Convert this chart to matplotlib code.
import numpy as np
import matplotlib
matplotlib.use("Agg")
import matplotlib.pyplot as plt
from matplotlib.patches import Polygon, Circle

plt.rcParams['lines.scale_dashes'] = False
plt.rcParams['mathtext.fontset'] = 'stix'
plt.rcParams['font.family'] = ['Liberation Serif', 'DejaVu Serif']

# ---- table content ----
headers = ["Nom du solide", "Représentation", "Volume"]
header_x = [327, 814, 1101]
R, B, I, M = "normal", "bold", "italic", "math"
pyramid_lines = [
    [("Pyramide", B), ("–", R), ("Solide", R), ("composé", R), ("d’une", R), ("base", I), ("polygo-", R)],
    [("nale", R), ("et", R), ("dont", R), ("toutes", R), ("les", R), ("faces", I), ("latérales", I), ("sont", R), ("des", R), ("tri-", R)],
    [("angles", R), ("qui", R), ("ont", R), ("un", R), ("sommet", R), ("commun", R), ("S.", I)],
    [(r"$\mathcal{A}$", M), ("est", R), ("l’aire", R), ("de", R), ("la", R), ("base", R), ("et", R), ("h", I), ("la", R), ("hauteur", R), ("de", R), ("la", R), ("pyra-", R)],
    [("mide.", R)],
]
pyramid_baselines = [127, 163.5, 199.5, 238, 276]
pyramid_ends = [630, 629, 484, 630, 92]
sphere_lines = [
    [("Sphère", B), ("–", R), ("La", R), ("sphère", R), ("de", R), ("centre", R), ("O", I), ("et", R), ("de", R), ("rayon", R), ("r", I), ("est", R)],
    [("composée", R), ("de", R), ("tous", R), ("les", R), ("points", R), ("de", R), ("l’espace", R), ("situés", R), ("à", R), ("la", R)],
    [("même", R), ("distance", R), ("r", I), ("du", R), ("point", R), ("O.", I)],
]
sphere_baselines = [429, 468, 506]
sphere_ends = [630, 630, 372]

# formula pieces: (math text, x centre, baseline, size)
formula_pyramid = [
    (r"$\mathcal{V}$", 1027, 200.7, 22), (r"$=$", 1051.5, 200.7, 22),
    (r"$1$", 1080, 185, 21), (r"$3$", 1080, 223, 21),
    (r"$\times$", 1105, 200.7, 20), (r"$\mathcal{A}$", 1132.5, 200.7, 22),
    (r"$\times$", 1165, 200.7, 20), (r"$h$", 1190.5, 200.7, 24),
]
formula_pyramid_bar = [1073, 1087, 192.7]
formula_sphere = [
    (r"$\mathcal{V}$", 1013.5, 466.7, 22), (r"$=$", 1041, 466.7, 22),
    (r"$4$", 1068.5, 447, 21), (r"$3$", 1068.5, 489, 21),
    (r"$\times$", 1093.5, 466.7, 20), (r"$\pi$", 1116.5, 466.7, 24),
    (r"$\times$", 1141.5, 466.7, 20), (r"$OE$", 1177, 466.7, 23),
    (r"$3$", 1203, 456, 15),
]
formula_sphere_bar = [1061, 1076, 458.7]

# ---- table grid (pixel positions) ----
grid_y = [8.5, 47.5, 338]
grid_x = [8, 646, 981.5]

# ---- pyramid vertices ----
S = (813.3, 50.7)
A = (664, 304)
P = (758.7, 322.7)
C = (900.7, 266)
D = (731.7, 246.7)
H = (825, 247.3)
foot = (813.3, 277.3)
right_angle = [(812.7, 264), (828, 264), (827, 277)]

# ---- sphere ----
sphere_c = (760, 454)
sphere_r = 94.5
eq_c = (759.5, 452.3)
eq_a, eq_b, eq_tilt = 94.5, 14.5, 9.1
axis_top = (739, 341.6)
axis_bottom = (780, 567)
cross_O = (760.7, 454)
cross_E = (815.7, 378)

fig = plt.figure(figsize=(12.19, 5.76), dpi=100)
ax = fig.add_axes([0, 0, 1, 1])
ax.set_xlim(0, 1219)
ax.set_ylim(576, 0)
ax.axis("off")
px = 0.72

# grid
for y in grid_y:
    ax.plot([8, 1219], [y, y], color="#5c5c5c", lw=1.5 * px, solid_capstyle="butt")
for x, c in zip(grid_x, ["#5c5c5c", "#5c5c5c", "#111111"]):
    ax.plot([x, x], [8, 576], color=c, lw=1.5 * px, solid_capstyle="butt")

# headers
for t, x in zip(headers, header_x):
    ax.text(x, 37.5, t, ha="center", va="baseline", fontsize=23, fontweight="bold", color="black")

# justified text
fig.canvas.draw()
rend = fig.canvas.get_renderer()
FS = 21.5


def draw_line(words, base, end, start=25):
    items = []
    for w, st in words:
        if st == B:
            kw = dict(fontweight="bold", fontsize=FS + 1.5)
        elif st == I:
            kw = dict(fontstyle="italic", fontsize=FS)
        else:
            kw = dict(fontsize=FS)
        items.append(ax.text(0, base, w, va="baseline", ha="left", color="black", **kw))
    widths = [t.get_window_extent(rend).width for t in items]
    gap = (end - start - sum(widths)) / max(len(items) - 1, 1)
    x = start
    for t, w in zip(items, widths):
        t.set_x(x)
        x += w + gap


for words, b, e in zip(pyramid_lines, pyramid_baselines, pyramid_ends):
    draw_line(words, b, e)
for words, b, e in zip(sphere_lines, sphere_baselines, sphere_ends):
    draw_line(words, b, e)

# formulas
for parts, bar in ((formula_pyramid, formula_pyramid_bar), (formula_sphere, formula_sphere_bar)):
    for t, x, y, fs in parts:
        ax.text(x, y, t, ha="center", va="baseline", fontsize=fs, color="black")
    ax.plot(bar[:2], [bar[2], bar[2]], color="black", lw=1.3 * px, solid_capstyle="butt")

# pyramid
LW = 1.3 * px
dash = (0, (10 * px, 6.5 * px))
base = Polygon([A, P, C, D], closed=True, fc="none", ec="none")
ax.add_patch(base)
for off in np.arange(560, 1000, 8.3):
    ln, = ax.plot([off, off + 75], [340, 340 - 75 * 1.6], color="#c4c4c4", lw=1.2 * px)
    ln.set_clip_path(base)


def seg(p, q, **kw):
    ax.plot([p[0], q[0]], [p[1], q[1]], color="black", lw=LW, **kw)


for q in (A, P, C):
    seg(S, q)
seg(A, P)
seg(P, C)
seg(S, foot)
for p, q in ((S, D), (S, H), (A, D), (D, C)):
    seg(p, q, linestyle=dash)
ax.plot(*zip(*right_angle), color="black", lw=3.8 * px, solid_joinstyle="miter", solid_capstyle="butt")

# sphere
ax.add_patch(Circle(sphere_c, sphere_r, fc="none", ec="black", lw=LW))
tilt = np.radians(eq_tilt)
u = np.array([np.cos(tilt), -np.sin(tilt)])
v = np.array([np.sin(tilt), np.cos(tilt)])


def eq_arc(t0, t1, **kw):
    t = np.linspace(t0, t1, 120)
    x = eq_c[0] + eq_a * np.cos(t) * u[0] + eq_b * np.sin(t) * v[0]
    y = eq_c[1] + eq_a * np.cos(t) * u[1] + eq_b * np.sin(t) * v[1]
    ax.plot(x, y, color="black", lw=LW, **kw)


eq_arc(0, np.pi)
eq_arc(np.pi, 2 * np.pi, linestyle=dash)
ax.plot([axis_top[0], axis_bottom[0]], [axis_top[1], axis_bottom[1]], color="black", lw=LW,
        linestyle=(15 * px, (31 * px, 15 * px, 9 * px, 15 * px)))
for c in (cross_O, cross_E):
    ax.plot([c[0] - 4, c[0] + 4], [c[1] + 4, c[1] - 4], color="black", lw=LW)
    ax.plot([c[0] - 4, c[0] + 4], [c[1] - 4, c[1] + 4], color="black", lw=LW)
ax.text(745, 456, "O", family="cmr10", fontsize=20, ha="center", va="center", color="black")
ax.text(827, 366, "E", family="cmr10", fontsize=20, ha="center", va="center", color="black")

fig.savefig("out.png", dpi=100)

▶ [To do]: Return a word-for-word copy of the lines from the beginning of the listing to the line holding "plt.rcParams['font.family'] = ['Liberation", both kept.

▶ [Right answer]:
Convert this chart to matplotlib code.
import numpy as np
import matplotlib
matplotlib.use("Agg")
import matplotlib.pyplot as plt
from matplotlib.patches import Polygon, Circle

plt.rcParams['lines.scale_dashes'] = False
plt.rcParams['mathtext.fontset'] = 'stix'
plt.rcParams['font.family'] = ['Liberation Serif', 'DejaVu Serif']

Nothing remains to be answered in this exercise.